> _Directions for this task_: Determine which lines of the records include the word "that", and copy them.

> _Data for this exercise_:

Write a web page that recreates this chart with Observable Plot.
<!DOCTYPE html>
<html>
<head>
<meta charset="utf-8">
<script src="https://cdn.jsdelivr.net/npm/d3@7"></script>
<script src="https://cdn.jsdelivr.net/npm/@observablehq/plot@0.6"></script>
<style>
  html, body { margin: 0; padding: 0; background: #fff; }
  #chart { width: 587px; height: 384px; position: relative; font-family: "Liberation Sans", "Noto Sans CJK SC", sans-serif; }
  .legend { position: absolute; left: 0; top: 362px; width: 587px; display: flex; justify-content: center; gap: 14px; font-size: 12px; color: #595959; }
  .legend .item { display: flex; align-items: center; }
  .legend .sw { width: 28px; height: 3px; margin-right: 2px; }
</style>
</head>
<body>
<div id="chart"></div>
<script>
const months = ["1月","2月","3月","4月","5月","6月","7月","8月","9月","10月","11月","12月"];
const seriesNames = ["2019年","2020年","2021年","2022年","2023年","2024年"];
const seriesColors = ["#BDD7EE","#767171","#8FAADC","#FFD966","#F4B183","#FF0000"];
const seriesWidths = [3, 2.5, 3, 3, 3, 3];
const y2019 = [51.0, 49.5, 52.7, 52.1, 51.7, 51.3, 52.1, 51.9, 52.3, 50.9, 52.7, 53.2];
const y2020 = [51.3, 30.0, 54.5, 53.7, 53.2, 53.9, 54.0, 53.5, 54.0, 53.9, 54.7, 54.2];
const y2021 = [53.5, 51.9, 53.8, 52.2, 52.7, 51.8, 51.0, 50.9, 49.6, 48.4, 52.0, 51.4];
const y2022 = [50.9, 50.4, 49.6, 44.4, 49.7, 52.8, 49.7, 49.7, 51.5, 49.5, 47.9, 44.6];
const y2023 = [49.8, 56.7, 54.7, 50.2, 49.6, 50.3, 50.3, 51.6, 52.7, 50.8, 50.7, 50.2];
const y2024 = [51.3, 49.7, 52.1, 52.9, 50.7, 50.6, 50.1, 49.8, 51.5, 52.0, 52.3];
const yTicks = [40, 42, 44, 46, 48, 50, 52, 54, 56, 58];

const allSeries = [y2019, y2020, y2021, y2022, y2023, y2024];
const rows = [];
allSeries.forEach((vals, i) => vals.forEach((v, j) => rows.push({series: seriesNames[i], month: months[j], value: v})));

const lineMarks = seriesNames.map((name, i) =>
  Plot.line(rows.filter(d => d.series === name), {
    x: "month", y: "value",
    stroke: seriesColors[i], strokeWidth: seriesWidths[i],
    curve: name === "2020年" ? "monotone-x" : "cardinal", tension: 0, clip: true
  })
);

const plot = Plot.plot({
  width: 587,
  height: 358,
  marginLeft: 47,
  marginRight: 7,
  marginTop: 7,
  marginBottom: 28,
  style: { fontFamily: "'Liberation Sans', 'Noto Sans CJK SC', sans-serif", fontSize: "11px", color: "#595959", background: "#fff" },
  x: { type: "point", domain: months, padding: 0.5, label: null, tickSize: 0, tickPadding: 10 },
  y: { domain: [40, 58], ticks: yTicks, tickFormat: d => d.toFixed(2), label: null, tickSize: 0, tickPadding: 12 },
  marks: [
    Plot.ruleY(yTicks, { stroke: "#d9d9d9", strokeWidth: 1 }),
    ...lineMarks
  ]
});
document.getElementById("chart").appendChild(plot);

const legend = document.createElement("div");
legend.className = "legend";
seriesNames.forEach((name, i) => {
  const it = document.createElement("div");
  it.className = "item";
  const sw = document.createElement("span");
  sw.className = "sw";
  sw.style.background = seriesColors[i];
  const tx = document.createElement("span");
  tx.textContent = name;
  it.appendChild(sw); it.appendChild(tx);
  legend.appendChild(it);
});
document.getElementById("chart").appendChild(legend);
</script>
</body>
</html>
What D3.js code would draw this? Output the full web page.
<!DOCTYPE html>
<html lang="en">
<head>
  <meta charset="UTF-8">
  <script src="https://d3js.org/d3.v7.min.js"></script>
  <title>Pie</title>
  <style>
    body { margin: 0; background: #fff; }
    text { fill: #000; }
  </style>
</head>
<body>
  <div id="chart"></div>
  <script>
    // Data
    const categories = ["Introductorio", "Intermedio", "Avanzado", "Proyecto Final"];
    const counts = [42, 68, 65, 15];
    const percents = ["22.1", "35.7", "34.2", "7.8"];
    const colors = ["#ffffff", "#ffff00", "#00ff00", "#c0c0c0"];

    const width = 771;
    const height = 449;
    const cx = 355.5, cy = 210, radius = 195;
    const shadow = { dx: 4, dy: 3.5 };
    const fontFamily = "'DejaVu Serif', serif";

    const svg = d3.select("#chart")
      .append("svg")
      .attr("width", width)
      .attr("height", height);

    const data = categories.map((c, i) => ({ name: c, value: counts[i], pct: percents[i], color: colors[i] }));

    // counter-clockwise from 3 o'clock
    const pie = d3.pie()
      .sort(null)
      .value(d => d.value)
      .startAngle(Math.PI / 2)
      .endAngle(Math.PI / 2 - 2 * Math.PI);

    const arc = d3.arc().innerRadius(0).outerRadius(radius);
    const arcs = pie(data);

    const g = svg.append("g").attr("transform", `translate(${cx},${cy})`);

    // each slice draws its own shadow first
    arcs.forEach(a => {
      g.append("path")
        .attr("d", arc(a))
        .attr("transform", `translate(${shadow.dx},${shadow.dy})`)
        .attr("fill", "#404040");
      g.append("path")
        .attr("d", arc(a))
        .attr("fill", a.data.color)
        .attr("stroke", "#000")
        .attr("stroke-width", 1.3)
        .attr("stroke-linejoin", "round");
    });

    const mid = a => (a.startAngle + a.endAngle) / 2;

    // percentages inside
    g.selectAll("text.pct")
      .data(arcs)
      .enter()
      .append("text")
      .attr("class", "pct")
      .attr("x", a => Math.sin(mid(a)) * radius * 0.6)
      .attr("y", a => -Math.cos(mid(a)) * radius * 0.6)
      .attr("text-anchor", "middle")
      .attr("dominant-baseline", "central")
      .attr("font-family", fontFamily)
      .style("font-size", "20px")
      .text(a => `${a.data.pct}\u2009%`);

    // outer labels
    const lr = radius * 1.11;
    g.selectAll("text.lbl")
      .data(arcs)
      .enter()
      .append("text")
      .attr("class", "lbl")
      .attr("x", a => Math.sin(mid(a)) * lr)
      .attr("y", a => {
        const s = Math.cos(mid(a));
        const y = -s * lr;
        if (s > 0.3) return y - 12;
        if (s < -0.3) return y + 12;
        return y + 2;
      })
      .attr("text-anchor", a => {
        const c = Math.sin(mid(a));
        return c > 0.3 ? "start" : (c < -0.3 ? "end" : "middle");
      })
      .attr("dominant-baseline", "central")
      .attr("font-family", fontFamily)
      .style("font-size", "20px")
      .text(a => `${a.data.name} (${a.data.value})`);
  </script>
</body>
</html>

* * *

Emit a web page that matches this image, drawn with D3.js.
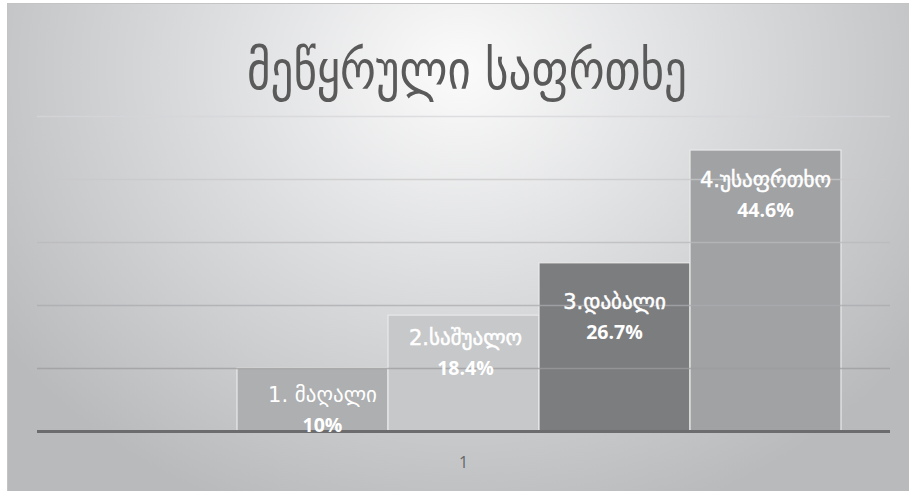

---

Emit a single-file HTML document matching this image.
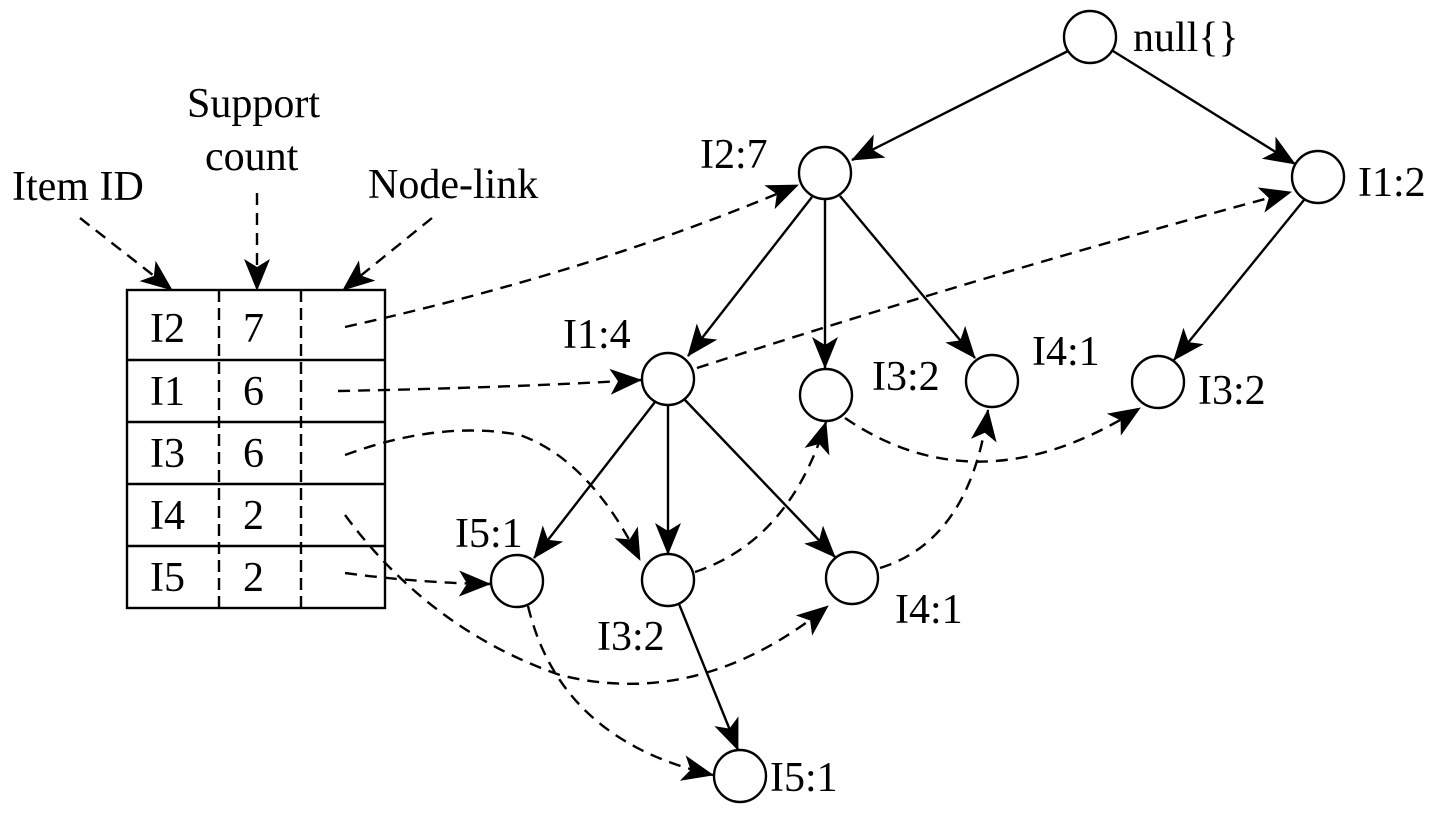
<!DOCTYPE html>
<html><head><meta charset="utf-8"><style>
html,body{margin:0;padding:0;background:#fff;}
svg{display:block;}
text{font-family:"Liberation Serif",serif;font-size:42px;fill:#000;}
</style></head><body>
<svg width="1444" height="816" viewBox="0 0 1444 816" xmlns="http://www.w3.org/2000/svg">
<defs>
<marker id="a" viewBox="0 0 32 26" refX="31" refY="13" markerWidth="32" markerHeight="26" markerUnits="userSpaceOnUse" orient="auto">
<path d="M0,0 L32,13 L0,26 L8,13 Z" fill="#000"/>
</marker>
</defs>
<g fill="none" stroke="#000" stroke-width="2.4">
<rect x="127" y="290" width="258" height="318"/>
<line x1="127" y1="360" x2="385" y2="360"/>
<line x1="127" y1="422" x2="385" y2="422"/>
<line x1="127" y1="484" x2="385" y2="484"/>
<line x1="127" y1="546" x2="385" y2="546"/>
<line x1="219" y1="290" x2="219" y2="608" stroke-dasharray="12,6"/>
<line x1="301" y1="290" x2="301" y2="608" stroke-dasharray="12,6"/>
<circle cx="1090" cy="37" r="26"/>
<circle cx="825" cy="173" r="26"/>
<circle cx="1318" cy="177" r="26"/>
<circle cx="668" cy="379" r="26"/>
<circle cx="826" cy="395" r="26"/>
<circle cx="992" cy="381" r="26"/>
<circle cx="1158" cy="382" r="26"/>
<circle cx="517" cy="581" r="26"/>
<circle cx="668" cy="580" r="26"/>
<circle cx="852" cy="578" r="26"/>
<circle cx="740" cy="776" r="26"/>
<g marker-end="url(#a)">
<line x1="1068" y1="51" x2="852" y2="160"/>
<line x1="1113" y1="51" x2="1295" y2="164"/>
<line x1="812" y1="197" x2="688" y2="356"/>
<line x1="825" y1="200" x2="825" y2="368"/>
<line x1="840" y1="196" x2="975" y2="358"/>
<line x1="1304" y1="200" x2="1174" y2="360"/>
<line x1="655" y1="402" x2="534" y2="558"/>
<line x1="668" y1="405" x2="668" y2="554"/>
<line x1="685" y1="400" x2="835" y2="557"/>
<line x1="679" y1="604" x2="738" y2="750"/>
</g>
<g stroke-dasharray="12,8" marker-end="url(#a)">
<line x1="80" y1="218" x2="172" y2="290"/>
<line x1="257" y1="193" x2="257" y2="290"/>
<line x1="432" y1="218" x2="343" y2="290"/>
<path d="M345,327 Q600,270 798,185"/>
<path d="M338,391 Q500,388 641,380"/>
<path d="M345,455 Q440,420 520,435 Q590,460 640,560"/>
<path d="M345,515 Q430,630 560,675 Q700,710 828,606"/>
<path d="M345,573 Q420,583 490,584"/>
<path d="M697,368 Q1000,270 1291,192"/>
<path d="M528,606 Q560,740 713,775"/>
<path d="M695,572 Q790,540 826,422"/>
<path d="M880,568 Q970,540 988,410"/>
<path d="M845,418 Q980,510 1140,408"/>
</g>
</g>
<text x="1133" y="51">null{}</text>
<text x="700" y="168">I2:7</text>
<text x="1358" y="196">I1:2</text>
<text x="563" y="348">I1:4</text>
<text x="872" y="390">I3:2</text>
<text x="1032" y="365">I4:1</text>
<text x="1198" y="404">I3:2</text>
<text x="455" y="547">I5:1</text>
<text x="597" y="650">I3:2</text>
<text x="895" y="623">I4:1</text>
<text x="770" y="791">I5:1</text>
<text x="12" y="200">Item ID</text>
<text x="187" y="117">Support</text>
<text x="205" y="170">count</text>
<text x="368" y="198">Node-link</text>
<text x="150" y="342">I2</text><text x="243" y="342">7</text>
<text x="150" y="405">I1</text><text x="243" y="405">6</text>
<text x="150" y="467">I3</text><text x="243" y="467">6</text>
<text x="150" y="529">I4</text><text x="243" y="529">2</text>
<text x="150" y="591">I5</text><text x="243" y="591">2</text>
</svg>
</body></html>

> _Result of the task_:
Write a web page that recreates this chart with Observable Plot.
Emit a web page that matches this image, drawn with D3.js.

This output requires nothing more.